Wednesday, January 19, 2005

Two Bishops Of Worcester

Today is the feast of St. Wulfstan, last Anglo-Saxon Bishop of Worcester, who rebuilt St Oswald's cathedral.

Wulfstan was an early anti-slavery campaigner, preaching in Bristol against the selling of English slaves to the Norse in Ireland and stopping the Bristol trade for a while (admittedly only after a slaver who continued to trade was seized by a mob and had his eyes put out).

He was also noted for his piety - once slapping the face of an eleventh-century groupie in front of the altar during a service - an act which gained widespread approval rather than accusations of domestic violence.

The current Bishop of Worcester, Peter Selby, has improved on this tradition, abandoning an old-fashioned Biblical theology for a Guardian-based one. While the Commandments are broken on an industrial scale in his diocese, the good shepherd concentrates on the issues that really matter to his flock - Third World debt, women bishops, the Iraq war, asylum seekers, our overcrowded prisons and the hideous oppression of gay clergy.

When a threatened prosecution against a UK-based gay website for linking to James Kirkup's notorious and blasphemous (and crap) poem on Christ was dropped, the Bishop was first to cheer.

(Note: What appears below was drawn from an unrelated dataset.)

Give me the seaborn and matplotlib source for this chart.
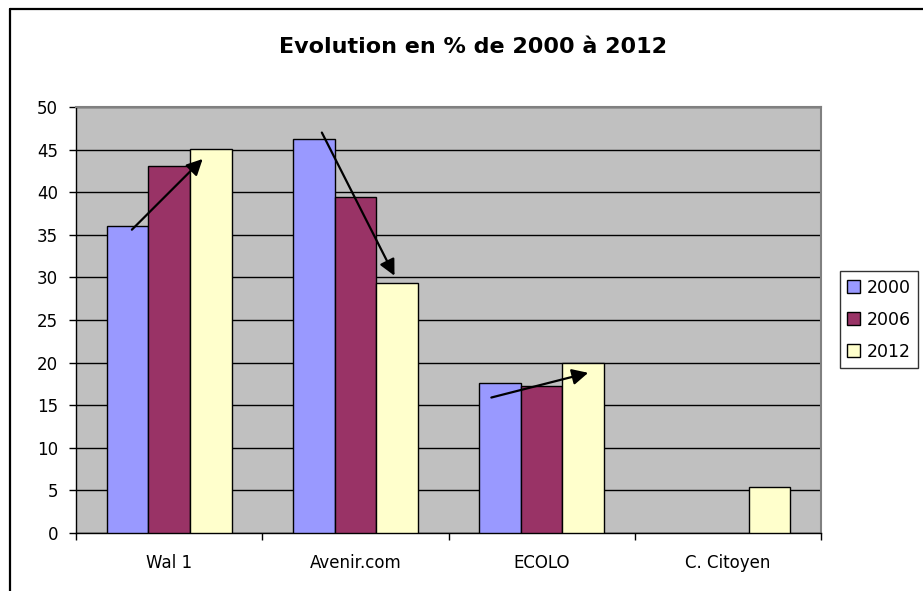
import matplotlib
matplotlib.use("Agg")
import matplotlib.pyplot as plt
from matplotlib.lines import Line2D
import seaborn as sns
import pandas as pd
import numpy as np

# values (percent)
partis = ["Wal 1", "Avenir.com", "ECOLO", "C. Citoyen"]
annees = ["2000", "2006", "2012"]
v2000 = [36.0, 46.2, 17.6, np.nan]
v2006 = [43.1, 39.4, 17.2, np.nan]
v2012 = [45.1, 29.3, 20.0, 5.4]
couleurs = ["#9999FF", "#993366", "#FFFFCC"]

# hand-drawn trend arrows: group, offset within group, percent
fleches_groupe = [0, 1, 2]
fleches_debut = [(-0.20, 35.6), (-0.18, 47.0), (-0.27, 15.9)]
fleches_fin = [(0.18, 43.9), (0.21, 30.2), (0.25, 18.8)]

df = pd.DataFrame({
    "parti": partis * 3,
    "annee": [a for a in annees for _ in partis],
    "valeur": v2000 + v2006 + v2012,
})

sns.set_style("white")
plt.rcParams["font.family"] = ["DejaVu Sans"]
plt.rcParams["text.color"] = "black"
plt.rcParams["xtick.color"] = "black"
plt.rcParams["ytick.color"] = "black"

fig = plt.figure(figsize=(9.23, 5.91), dpi=100)
ax = fig.add_axes([76 / 923, 1 - 533 / 591, 745 / 923, 426 / 591])
ax.set_facecolor("#C0C0C0")

sns.barplot(data=df, x="parti", y="valeur", hue="annee", order=partis,
            hue_order=annees, palette=couleurs, width=0.67, errorbar=None,
            edgecolor="black", linewidth=1.0, saturation=1, ax=ax, zorder=3)

ax.set_ylim(0, 50)
ax.set_xlim(-0.5, 3.5)
ax.set_yticks(range(0, 51, 5))
ax.yaxis.grid(True, color="black", linewidth=1.0, zorder=0)
ax.set_axisbelow(True)
ax.set_xlabel("")
ax.set_ylabel("")

ax.tick_params(axis="y", which="major", length=5, width=1, color="black",
               labelcolor="black", labelsize=12, pad=8, left=True,
               direction="out")
ax.tick_params(axis="x", which="major", length=0, labelsize=12,
               labelcolor="black", pad=15)
ax.set_xticks(np.arange(-0.5, 4, 1), minor=True)
ax.tick_params(axis="x", which="minor", length=5, width=1, color="black",
               bottom=True, direction="out")

for s in ["left", "bottom"]:
    ax.spines[s].set_color("black")
    ax.spines[s].set_linewidth(1.0)
for s in ["top", "right"]:
    ax.spines[s].set_color("#808080")
    ax.spines[s].set_linewidth(1.5)

for g, (x0, y0), (x1, y1) in zip(fleches_groupe, fleches_debut, fleches_fin):
    ax.annotate("", xy=(g + x1, y1), xytext=(g + x0, y0),
                arrowprops=dict(arrowstyle="-|>", color="black", lw=1.6,
                                mutation_scale=24, shrinkA=0, shrinkB=0),
                zorder=5)

leg = ax.legend(loc="upper left", bbox_to_anchor=(1.025, 0.615),
                frameon=True, fancybox=False, edgecolor="black",
                fontsize=12.5, handlelength=0.75, handleheight=0.75,
                handletextpad=0.35, labelspacing=0.8, borderpad=0.45,
                borderaxespad=0)
leg.get_frame().set_linewidth(1.0)
for h in leg.legend_handles:
    h.set_edgecolor("black")
    h.set_linewidth(1.0)

fig.text(473 / 923, 1 - 47 / 591, "Evolution en % de 2000 à 2012",
         ha="center", va="center", fontsize=16, fontweight="bold",
         color="black")

# outer chart frame
yt = 1 - 9 / 591
xl = 10 / 923
fig.add_artist(Line2D([xl, xl], [0, yt], color="black", lw=1.6,
                      transform=fig.transFigure))
fig.add_artist(Line2D([xl, 1], [yt, yt], color="black", lw=1.6,
                      transform=fig.transFigure))

fig.savefig("out.png", dpi=100)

The Rt Rev’d Professor Peter Selby, the Bishop of Worcester, stated that:

‘It was hard to believe that there was ever a case for this investigation, let alone for a prosecution. This whole event comes across as yet another example of the continuous harassment of lesbian and gay people. No moral cause can possibly be advanced by avoiding honest attention to people’s experience and the valuing of their gifts and resorting instead to promoting the fear which love is supposed to cast out’.


If you really wish you can follow the link to find the poem, hosted overseas. It surprises me that the Bishop considers necrophiliac activity with Our Lord to be 'people's experience' and that writing about it is 'honest attention' - but what do I know ?

St Wulfstan is currently rotating at 3,800 rpm.